Well, as everyone declares, there’s more than one way to quiet a clunk. Reader Mel Goddard weighs in with a solution of his own, one that he feels might even be a simpler fix.
When Mel’s hitch became a problem child, he whipped out a feeler gauge and took a measurement of the space between the hitch “stinger” and the receiver. He discovered there was .064″ of space for both side play and top-to-bottom play. His solution?
“I made two .060 shims from steel strapping, drilled a pin hole in one, and use them to stop the slop. Notice also in the photo that there is a .040 shim between the head and the ‘clevis’. This is due to the fact that there is play between those two, and cranking up the bolts will not close the gap.”
Still, Mel had a concern. He determined that the gap could close, resulting from a loosening up of mounting bolts — which could be a serious safety issue: a fatiguing of the bolts.

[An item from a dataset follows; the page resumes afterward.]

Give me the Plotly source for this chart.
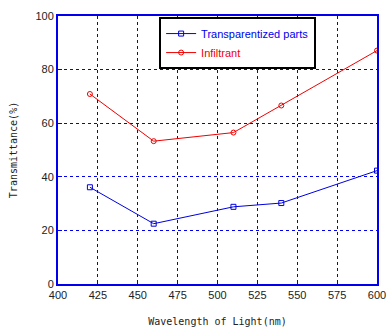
import plotly.graph_objects as go

wavelength = [420, 460, 510, 540, 600]
transparentized = [36.1, 22.5, 28.8, 30.2, 42.3]
infiltrant = [70.9, 53.3, 56.5, 66.6, 87.1]
x_ticks = [400, 425, 450, 475, 500, 525, 550, 575, 600]
y_ticks = [0, 20, 40, 60, 80, 100]

fig = go.Figure()
fig.add_trace(go.Scatter(
    x=wavelength, y=transparentized, mode="lines+markers",
    name="<span style='color:#0000ee'>Transparentized parts</span>",
    line=dict(color="#0000dd", width=1),
    marker=dict(symbol="square-open", size=5, color="#0000dd", line=dict(width=1)),
))
fig.add_trace(go.Scatter(
    x=wavelength, y=infiltrant, mode="lines+markers",
    name="<span style='color:#ee0000'>Infiltrant</span>",
    line=dict(color="#ee0000", width=1),
    marker=dict(symbol="circle-open", size=5, color="#ee0000", line=dict(width=1)),
))

axis_common = dict(
    showline=True, linecolor="#0000ee", linewidth=2, mirror=True,
    showgrid=True, gridcolor="#0000ee", griddash="dot", gridwidth=1,
    ticks="inside", tickcolor="#0000ee", ticklen=4,
    tickfont=dict(family="Liberation Sans, Arial", size=11, color="#222222"),
    zeroline=False, automargin=False,
)

fig.update_layout(
    width=389, height=334,
    margin=dict(l=58, r=12, t=16, b=50),
    paper_bgcolor="white", plot_bgcolor="white",
    showlegend=True,
    legend=dict(
        x=0.317, y=0.996, xanchor="left", yanchor="top",
        bordercolor="black", borderwidth=2, bgcolor="white",
        font=dict(family="Liberation Sans, Arial", size=11),
        itemwidth=30, tracegroupgap=0,
    ),
    xaxis=dict(range=[400, 600], tickvals=x_ticks,
               title=dict(text="Wavelength of Light(nm)", standoff=18,
                          font=dict(family="DejaVu Sans Mono", size=10, color="#222222")),
               **axis_common),
    yaxis=dict(range=[0, 100], tickvals=y_ticks,
               title=dict(text="Transmittance(%)", standoff=16,
                          font=dict(family="DejaVu Sans Mono", size=10, color="#222222")),
               **axis_common),
)

fig.write_html("out.html")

To handle this eventuality, Mel replaced the bolts. “In lieu of the Grade 5 hardware (120 KSI), I used Grade 8 bolts and nuts (150 KSI) to clamp the assembly. Reason? Just because!”
When installing the hitch, Mel greases the shank with heavy grease “because it still moves a little, and anything that moves should be lubed.” He falls back on an old military adage, “If it moves, oil it; if it doesn’t, paint it; if it talks back, salute it.”
What about a hitch pin? Mel uses an aircraft bolt that he specs out as MS: 21250-10, with a DSC: 97-10, along with two MS:2002-C10 washers, which he lightly snugs. And yes, because the operation could be a bit messy, Mel advises you wear gloves when you install your hitch.
Mel reports he’s used this setup for six years without problems. He concludes, “I believe in the old saw: K.I.S.S. (Keep it simple, silly.)”
Thanks, Mel, for yet another look at doing something.